Jason: Polish is a beautiful language and it should be heard more at the contest. Just not in the form of “Chce Tam Z Toba Byc”, which is a bit of a mess. Paulla has a strong voice but she seems to struggle against the cacophony of various effects and layers, and in the end her voice becomes harsh.

Score: 3/10

Natalie: This song is very hard to grasp. As piano-driven ballads go, it’s quite well-crafted and has a lot of sentiment behind it, but very little of that comes through. The Polish language also seems to suit it quite well, but it’s impossible to come to any conclusion on what Paulla is on about. It’s such a pity, because I’m very much in favour of a multi-lingual Eurovision, but there is no impact to this.

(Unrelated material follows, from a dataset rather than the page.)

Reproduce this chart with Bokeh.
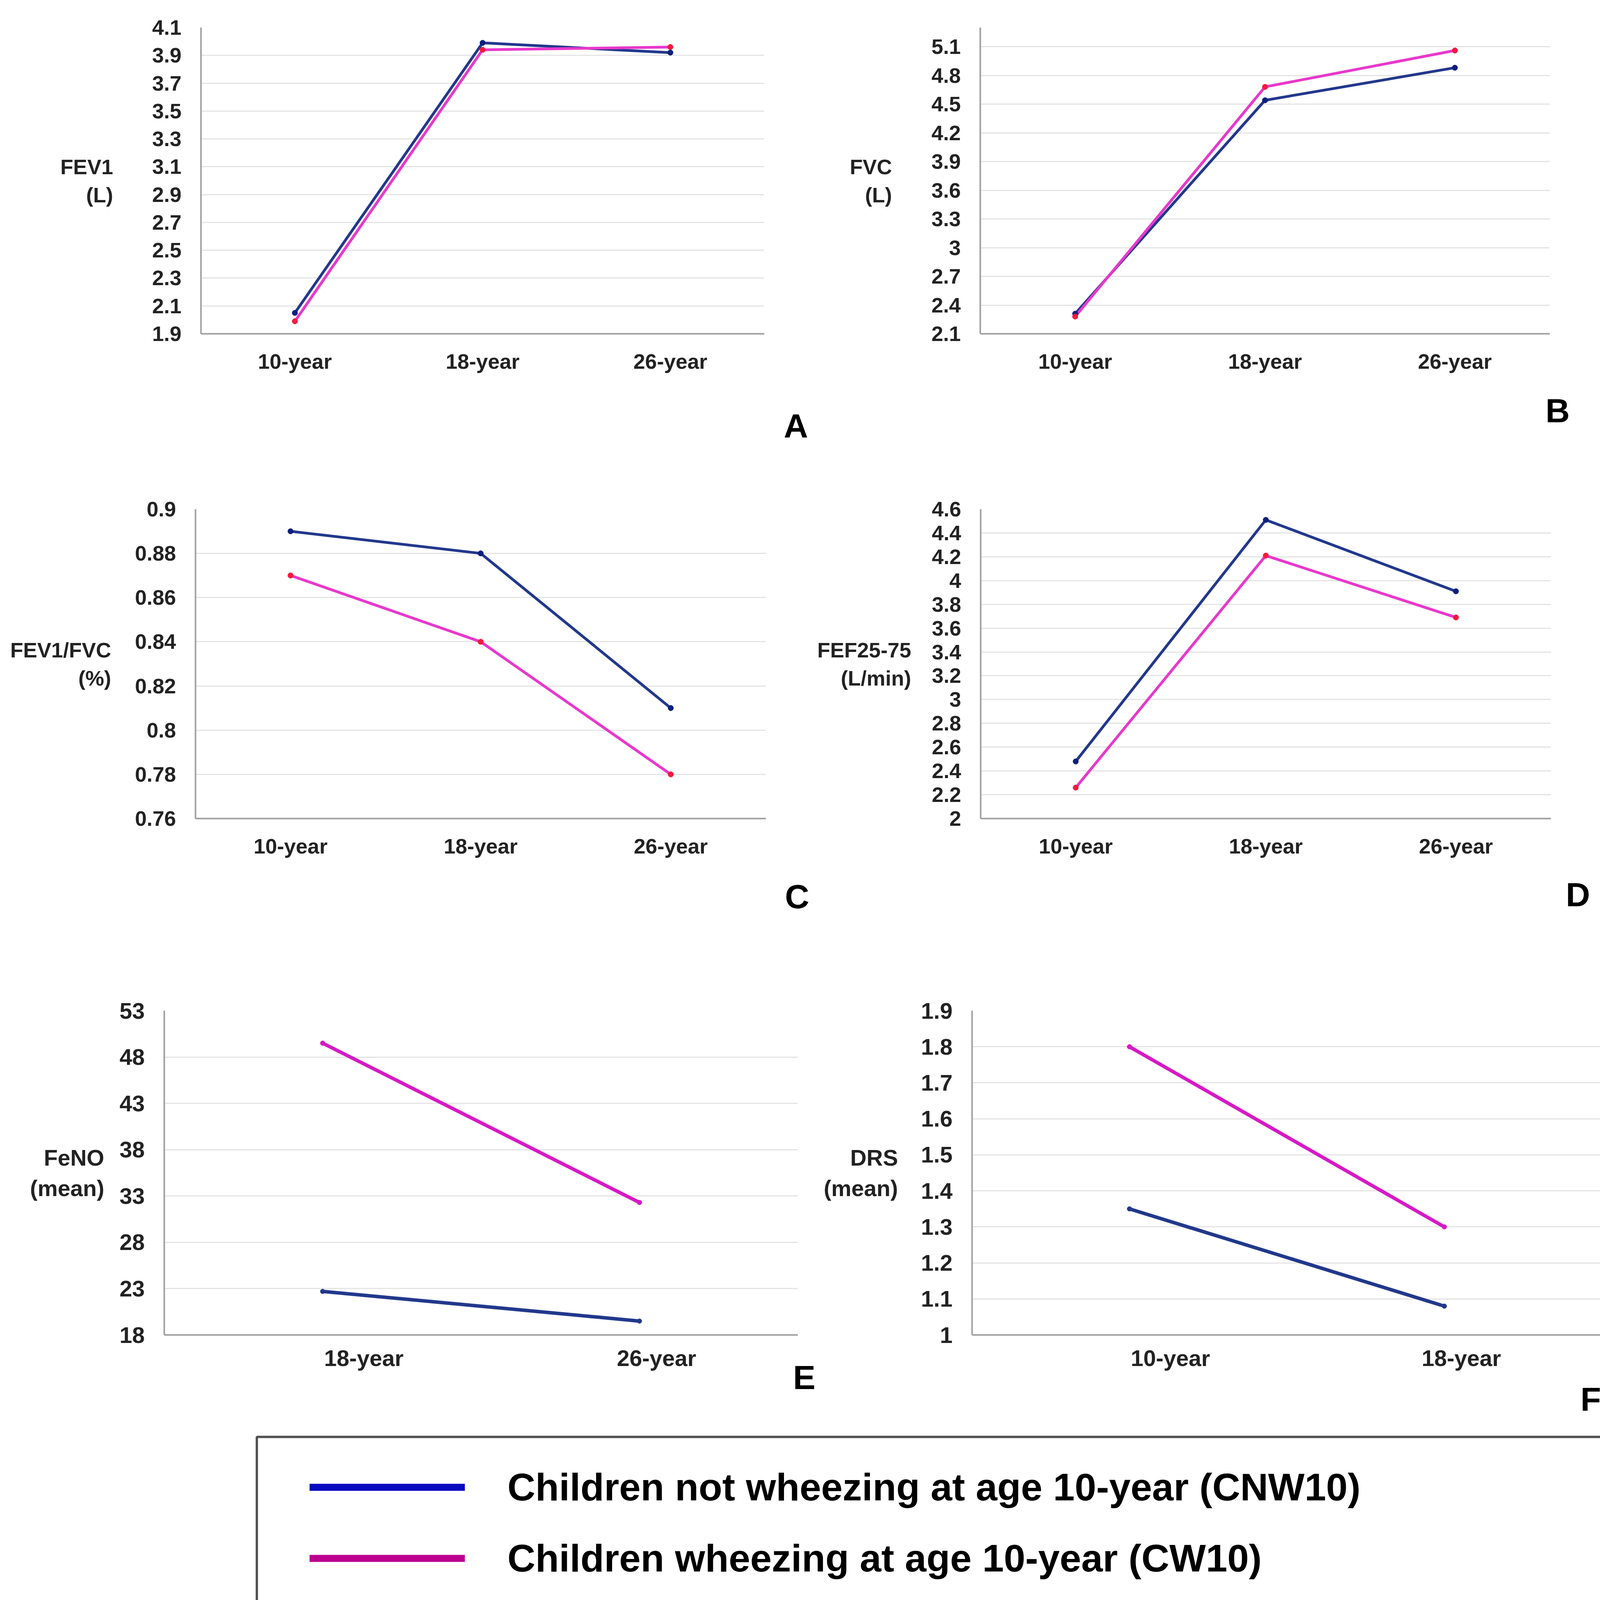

It’s just an underwhelming Slavic mess.

Score: 3/10

In the Polish Wiwi Jury, we have 13 jurors, but room for only 7 reviews. The remaining scores are below:

Antony: 5/10

Antranig: 5.5/10

Dayana: 5.5/10

Forrest: 5/10

Jordi: 5.5/10

Josh: 3/10




Before calculating the average score, the highest and lowest scores are dropped. This is to remove outliers and reduce potential bias. We have removed a low of 0 and a high of 5.5.